Brainsport Run Club helps new immigrant find sense of community

When Xiaomin (Dolly) Jiang moved to Saskatoon in February 2017, she only knew three people: the immigration agent who had helped her move from China, the real estate agent who sold her her house and her teenage son, who’d made the move across the world with her.

Jiang, 48, had moved to Canada with plans to start her own energy efficient building materials company, but the transition was tough. She was having difficulty networking and meeting people.

In an effort to change her situation, she began volunteering with various groups in the city, including with the Saskatoon Cycles’ bike valet program. While working a shift at the bike valet in August 2017 she told a fellow volunteer how lonely she was.

“I tell him I am really confused and I really feel puzzled on how to make friends,” Jiang said.

The volunteer suggested that Jiang go to the free Brainsport run club.

Jiang was skeptical. When she had been a middle school student, she needed to run 800 metres in under four minutes and 30 seconds in order to pass gym class and had never been able to do it, even after trying every day for a month. In the end, her teacher gave her an exemption.

“Afterward, I almost never ran,” she said

But she was so desperate to make friends that she showed up to a Brainsport run club one Wednesday evening in August. She joined a group that was alternating between a three-minute run and a one-minute walk. By the end of the first run, Jiang was behind the group. Her hair was a mess and her face was purple.

Jiang worried that she wasn’t fit or fast enough to be part of the run club, but the other runners assured her she should keep showing up. The man she’d met at the bike valet volunteered to run with her to help her get faster.
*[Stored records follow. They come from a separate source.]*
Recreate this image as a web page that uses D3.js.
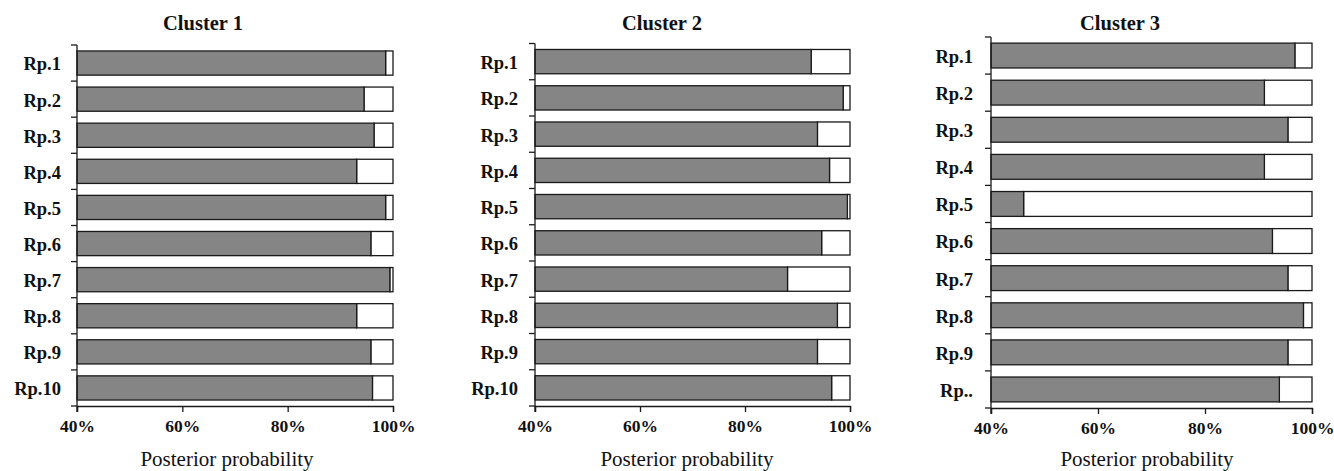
<!DOCTYPE html>
<html>
<head>
<meta charset="utf-8">
<script src="https://cdn.jsdelivr.net/npm/d3@7"></script>
<style>
  html, body { margin: 0; padding: 0; background: #ffffff; }
  svg { display: block; }
  text { font-family: "Liberation Serif", "Times New Roman", serif; fill: #111; }
</style>
</head>
<body>
<svg id="chart" width="1334" height="471"></svg>
<script>
// Replicates Rp.1 – Rp.10 and their posterior probability (%) of belonging to each cluster
const categories = ["Rp.1", "Rp.2", "Rp.3", "Rp.4", "Rp.5", "Rp.6", "Rp.7", "Rp.8", "Rp.9", "Rp.10"];
const cluster1 = [98.6, 94.5, 96.4, 93.1, 98.6, 95.8, 99.4, 93.1, 95.8, 96.1];
const cluster2 = [92.6, 98.7, 93.8, 96.1, 99.5, 94.6, 88.1, 97.6, 93.8, 96.5];
const cluster3 = [96.8, 91.1, 95.5, 91.1, 46.1, 92.6, 95.5, 98.4, 95.5, 93.9];
const clusterTitles = ["Cluster 1", "Cluster 2", "Cluster 3"];
const xTicks = [40, 60, 80, 100];
const xDomain = [40, 100];

// Panel geometry
const panels = [
  { values: cluster1, title: clusterTitles[0], x0: 77, x1: 393, y0: 45, y1: 406, titleX: 203, labelX: 227, labelPad: 16, shortLast: false },
  { values: cluster2, title: clusterTitles[1], x0: 535, x1: 850, y0: 43.5, y1: 406, titleX: 662, labelX: 687, labelPad: 17, shortLast: false },
  { values: cluster3, title: clusterTitles[2], x0: 991, x1: 1312, y0: 37, y1: 408, titleX: 1120, labelX: 1147, labelPad: 18, shortLast: true }
];

const svg = d3.select("#chart");
const grey = "#858585";
const ink = "#1a1a1a";

panels.forEach(p => {
  const g = svg.append("g");
  const x = d3.scaleLinear().domain(xDomain).range([p.x0, p.x1]);
  const y = d3.scaleBand().domain(categories).range([p.y0, p.y1])
    .paddingInner(0.33).paddingOuter(0.165);

  const rows = categories.map((c, i) => ({ cat: c, v: p.values[i] }));

  // remainder (white) segment up to 100%
  g.selectAll("rect.rest").data(rows).join("rect")
    .attr("class", "rest")
    .attr("x", d => x(d.v))
    .attr("y", d => y(d.cat))
    .attr("width", d => x(100) - x(d.v))
    .attr("height", y.bandwidth())
    .attr("fill", "#ffffff")
    .attr("stroke", ink)
    .attr("stroke-width", 1.3);

  // posterior probability (grey) segment
  g.selectAll("rect.prob").data(rows).join("rect")
    .attr("class", "prob")
    .attr("x", x(40))
    .attr("y", d => y(d.cat))
    .attr("width", d => x(d.v) - x(40))
    .attr("height", y.bandwidth())
    .attr("fill", grey)
    .attr("stroke", ink)
    .attr("stroke-width", 1.3);

  // category axis: labels only
  const yAxis = d3.axisLeft(y).tickSize(0).tickPadding(p.labelPad)
    .tickFormat((d, i) => (p.shortLast && i === categories.length - 1) ? "Rp.." : d);
  const ya = g.append("g").attr("transform", `translate(${p.x0},0)`).call(yAxis);
  ya.select(".domain").remove();
  ya.selectAll("text")
    .attr("dy", "0.4em")
    .style("font-family", "'Liberation Serif', 'Times New Roman', serif")
    .style("font-weight", "bold")
    .style("font-size", "18.5px")
    .attr("fill", "#111");

  // category axis line with boundary ticks
  const step = y.step();
  const bounds = d3.range(categories.length + 1).map(i => p.y0 + i * step);
  g.append("line")
    .attr("x1", p.x0).attr("x2", p.x0)
    .attr("y1", p.y0).attr("y2", p.y1 + 6)
    .attr("stroke", ink).attr("stroke-width", 1.3);
  g.selectAll("line.btick").data(bounds).join("line")
    .attr("class", "btick")
    .attr("x1", p.x0 - 6).attr("x2", p.x0)
    .attr("y1", d => d).attr("y2", d => d)
    .attr("stroke", ink).attr("stroke-width", 1.3);

  // value axis
  const xAxis = d3.axisBottom(x).tickValues(xTicks).tickSize(6).tickPadding(8)
    .tickFormat(d => d + "%");
  const xa = g.append("g").attr("transform", `translate(0,${p.y1})`).call(xAxis);
  xa.select(".domain").attr("stroke", ink).attr("stroke-width", 1.3);
  xa.selectAll(".tick line").attr("stroke", ink).attr("stroke-width", 1.3);
  xa.selectAll("text")
    .style("font-family", "'Liberation Serif', 'Times New Roman', serif")
    .style("font-weight", "bold")
    .style("font-size", "17.5px")
    .attr("fill", "#111");

  // panel title
  g.append("text")
    .attr("x", p.titleX).attr("y", 30)
    .attr("text-anchor", "middle")
    .style("font-weight", "bold")
    .style("font-size", "20.5px")
    .text(p.title);

  // value axis title
  g.append("text")
    .attr("x", p.labelX).attr("y", 466)
    .attr("text-anchor", "middle")
    .style("font-size", "21px")
    .text("Posterior probability");
});
</script>
</body>
</html>
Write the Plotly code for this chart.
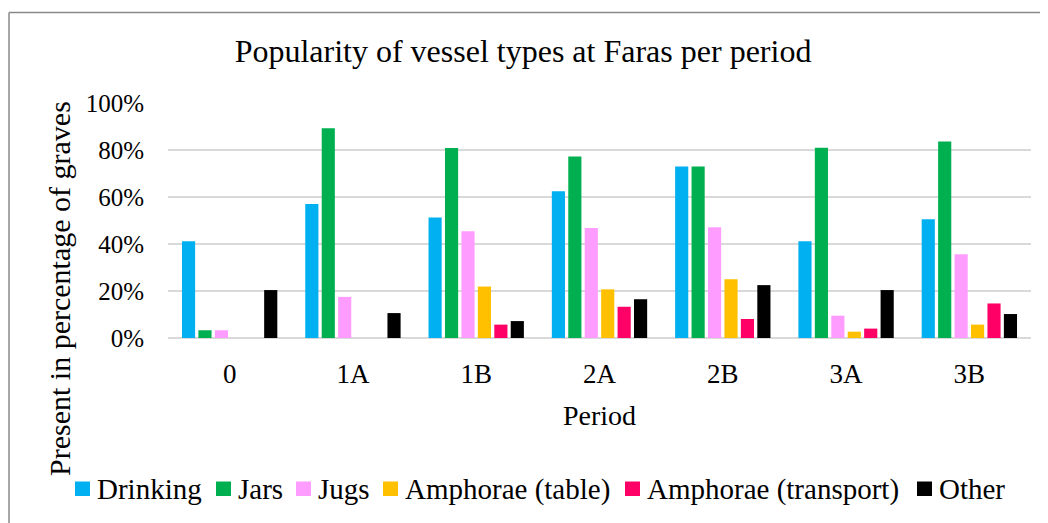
import plotly.graph_objects as go

periods = ["0", "1A", "1B", "2A", "2B", "3A", "3B"]
drinking = [41.2, 57.0, 51.3, 62.4, 73.0, 41.2, 50.5]
jars = [3.3, 89.3, 80.9, 77.2, 73.0, 81.0, 83.6]
jugs = [3.3, 17.5, 45.4, 46.8, 47.1, 9.5, 35.6]
amph_table = [0, 0, 21.9, 20.7, 25.0, 2.7, 5.7]
amph_transport = [0, 0, 5.7, 13.3, 8.1, 4.0, 14.7]
other = [20.4, 10.6, 7.2, 16.5, 22.5, 20.4, 10.2]
y_ticks = [0, 20, 40, 60, 80, 100]
y_tick_labels = ["0%", "20%", "40%", "60%", "80%", "100%"]

series = [
    ("Drinking", drinking, "#00B0F0"),
    ("Jars", jars, "#00B050"),
    ("Jugs", jugs, "#FF9CFF"),
    ("Amphorae (table)", amph_table, "#FFC000"),
    ("Amphorae (transport)", amph_transport, "#FF0066"),
    ("Other", other, "#000000"),
]

FONT = "Liberation Serif, Times New Roman, serif"

fig = go.Figure()
for name, vals, col in series:
    fig.add_trace(go.Bar(name=name, x=periods, y=vals, marker=dict(color=col, line=dict(width=0))))

# page body has an 8px margin; target screen pixels are converted to figure pixels
OFF = 8
W, H = 1048, 523
L, T = 168 - OFF, 103 - OFF
R = W - (1031 - OFF)
B = H - (338 - OFF)
pw = W - L - R
ph = H - T - B

def px_x(p):
    return (p - OFF - L) / pw

def px_y(p):
    return (H - B - (p - OFF)) / ph

legend_sq_x = [75, 216, 296, 383, 625, 917]
annotations = [
    dict(text="Present in percentage of graves", textangle=-90,
         xref="paper", yref="paper", x=px_x(59), y=px_y(289),
         xanchor="center", yanchor="middle", showarrow=False,
         font=dict(family=FONT, size=30, color="black")),
    dict(text="Period", xref="paper", yref="paper", x=0.5, y=px_y(415),
         xanchor="center", yanchor="middle", showarrow=False,
         font=dict(family=FONT, size=28, color="black")),
]
shapes = [
    dict(type="line", xref="paper", yref="paper",
         x0=px_x(9), x1=px_x(9), y0=px_y(12.5), y1=px_y(540),
         line=dict(color="#888888", width=1.5)),
    dict(type="line", xref="paper", yref="paper",
         x0=px_x(9), x1=px_x(1070), y0=px_y(12.5), y1=px_y(12.5),
         line=dict(color="#888888", width=1.5)),
]
for (name, vals, col), sx in zip(series, legend_sq_x):
    shapes.append(dict(type="rect", xref="paper", yref="paper",
                       x0=px_x(sx), x1=px_x(sx + 15), y0=px_y(496), y1=px_y(481.5),
                       fillcolor=col, line=dict(width=0)))
    annotations.append(dict(text=name, xref="paper", yref="paper",
                            x=px_x(sx + 20), y=px_y(489), xanchor="left", yanchor="middle",
                            showarrow=False, font=dict(family=FONT, size=29, color="black")))

fig.update_layout(
    width=W, height=H,
    margin=dict(l=L, r=R, t=T, b=B, autoexpand=False),
    paper_bgcolor="white", plot_bgcolor="white",
    barmode="group", bargap=0.2, bargroupgap=0.2,
    font=dict(family=FONT, color="black", size=25),
    title=dict(text="Popularity of vessel types at Faras per period",
               x=(523 - OFF) / W, xanchor="center", xref="container",
               y=1 - (51 - OFF) / H, yanchor="middle", yref="container",
               font=dict(family=FONT, size=32, color="black")),
    showlegend=False,
    xaxis=dict(showgrid=False, showline=False, zeroline=False, automargin=False,
               ticks="outside", ticklen=12, tickcolor="rgba(0,0,0,0)",
               tickfont=dict(family=FONT, size=27, color="black")),
    yaxis=dict(range=[0, 100], tickvals=y_ticks, ticktext=y_tick_labels,
               showgrid=True, gridcolor="#D9D9D9", gridwidth=1.5,
               zeroline=True, zerolinecolor="#D9D9D9", zerolinewidth=1.5,
               showline=False, automargin=False,
               ticks="outside", ticklen=18, tickcolor="rgba(0,0,0,0)",
               tickfont=dict(family=FONT, size=25, color="black")),
    annotations=annotations,
    shapes=shapes,
)

fig.write_html("out.html")
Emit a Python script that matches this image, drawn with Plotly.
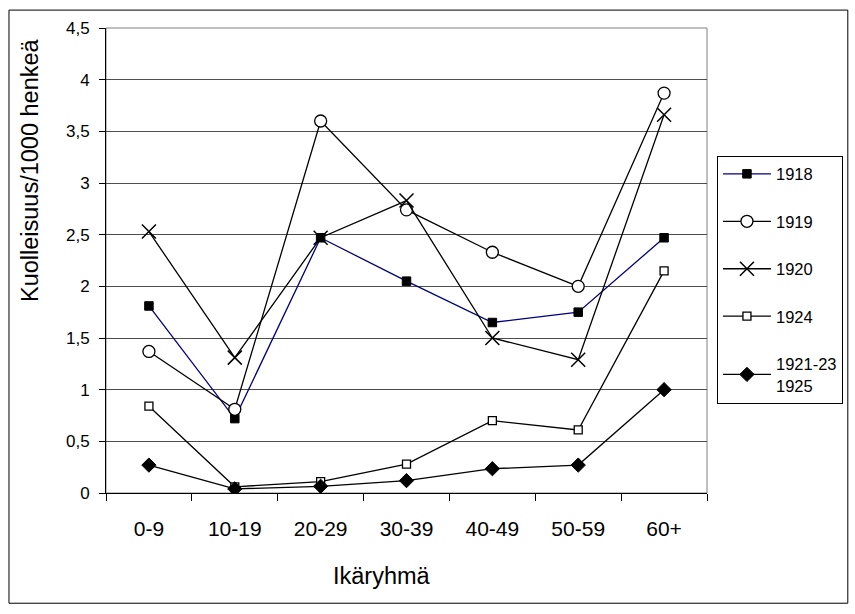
import plotly.graph_objects as go

categories = ["0-9", "10-19", "20-29", "30-39", "40-49", "50-59", "60+"]
y1918 = [1.81, 0.72, 2.47, 2.05, 1.65, 1.75, 2.47]
y1919 = [1.37, 0.81, 3.60, 2.74, 2.33, 2.00, 3.87]
y1920 = [2.53, 1.31, 2.47, 2.83, 1.50, 1.29, 3.66]
y1924 = [0.84, 0.06, 0.11, 0.28, 0.70, 0.61, 2.15]
y1921_25 = [0.27, 0.04, 0.065, 0.12, 0.235, 0.27, 1.00]
series_names = ["1918", "1919", "1920", "1924", "1921-23<br>1925"]

FONT = "Liberation Sans, Arial, sans-serif"

# plot area in pixels
L, R, T, B = 106, 710, 28.4, 493.3
W, H = R - L, B - T
def px(x):
    return (x - L) / W
def py(y):
    return (B - y) / H

fig = go.Figure()
styles = [
    dict(line=dict(color="#000080", width=1.3), marker=dict(symbol="square", size=8.5, color="black", line=dict(color="black", width=1))),
    dict(line=dict(color="black", width=1.3), marker=dict(symbol="circle", size=12, color="white", line=dict(color="black", width=1.3))),
    dict(line=dict(color="black", width=1.3), marker=dict(symbol="x-thin-open", size=14, color="black", line=dict(color="black", width=1.5))),
    dict(line=dict(color="black", width=1.3), marker=dict(symbol="square", size=8, color="white", line=dict(color="black", width=1.3))),
    dict(line=dict(color="black", width=1.3), marker=dict(symbol="diamond", size=11, color="black", line=dict(color="black", width=1))),
]
for name, vals, st in zip(series_names, [y1918, y1919, y1920, y1924, y1921_25], styles):
    fig.add_trace(go.Scatter(x=categories, y=vals, name=name, mode="lines+markers",
                             legendgroup=name, **st))

fig.update_layout(
    width=855, height=614,
    margin=dict(l=L, r=855 - R, t=T, b=614 - B, pad=0),
    paper_bgcolor="white", plot_bgcolor="white",
    separators=", ",
    font=dict(family=FONT, color="black", size=17),
    showlegend=True,
    legend=dict(x=px(720), y=py(156), xanchor="left", yanchor="top",
                bordercolor="black", borderwidth=1, bgcolor="white",
                font=dict(size=16.5, family=FONT, color="black"),
                tracegroupgap=23, itemwidth=48, traceorder="grouped"),
    xaxis=dict(type="category", range=[-0.5, 6.5], showgrid=False,
               showline=True, linecolor="black", linewidth=1,
               ticks="outside", tickson="boundaries", ticklen=7, tickcolor="black",
               ticklabelstandoff=17,
               tickfont=dict(size=21, family=FONT), fixedrange=True),
    yaxis=dict(range=[0, 4.5], dtick=0.5, tick0=0, showgrid=True, gridcolor="#4d4d4d",
               gridwidth=1, showline=True, linecolor="black", linewidth=1,
               ticks="outside", ticklen=6, tickcolor="black", zeroline=False,
               ticklabelstandoff=6,
               tickfont=dict(size=17, family=FONT), fixedrange=True),
    shapes=[
        dict(type="rect", xref="paper", yref="paper", x0=0, x1=1, y0=0, y1=1,
             line=dict(color="#808080", width=1), layer="below"),
        dict(type="rect", xref="paper", yref="paper", x0=px(8.5), x1=px(851.5),
             y0=py(603.5), y1=py(10.5), line=dict(color="black", width=1)),
    ],
    annotations=[
        dict(text="Kuolleisuus/1000 henkeä", textangle=-90, xref="paper", yref="paper",
             x=px(29), y=py(170), showarrow=False, font=dict(size=23.5, family=FONT),
             xanchor="center", yanchor="middle"),
        dict(text="Ikäryhmä", xref="paper", yref="paper", x=px(383), y=py(576),
             showarrow=False, font=dict(size=23.5, family=FONT),
             xanchor="center", yanchor="middle"),
    ],
)

fig.write_html("out.html")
These days, Jiang often runs with the run club group that does nine-minute runs followed by one-minute walks and can run up to 10 kilometres at a time on her own. She has lost 20 pounds in the last year and can now fit into the wedding dress she wore in 1997. If she goes for a few days without running, she misses it.

The best part is, she’s found a group of people who make her feel at home in Saskatoon. The man who invited her out to run in the summer of 2017 is now her boyfriend and the contacts she’s made through the group helped her launch her company, Ecowell Building Materials Co., last year.

“After Brainsport, after the running activities, then I start to know ‘Oh the daily lives here of the Canadian people is like this way,’” Jiang said.

“Brainsport running changed my life in Saskatoon … Right now, I feel I’m alive.”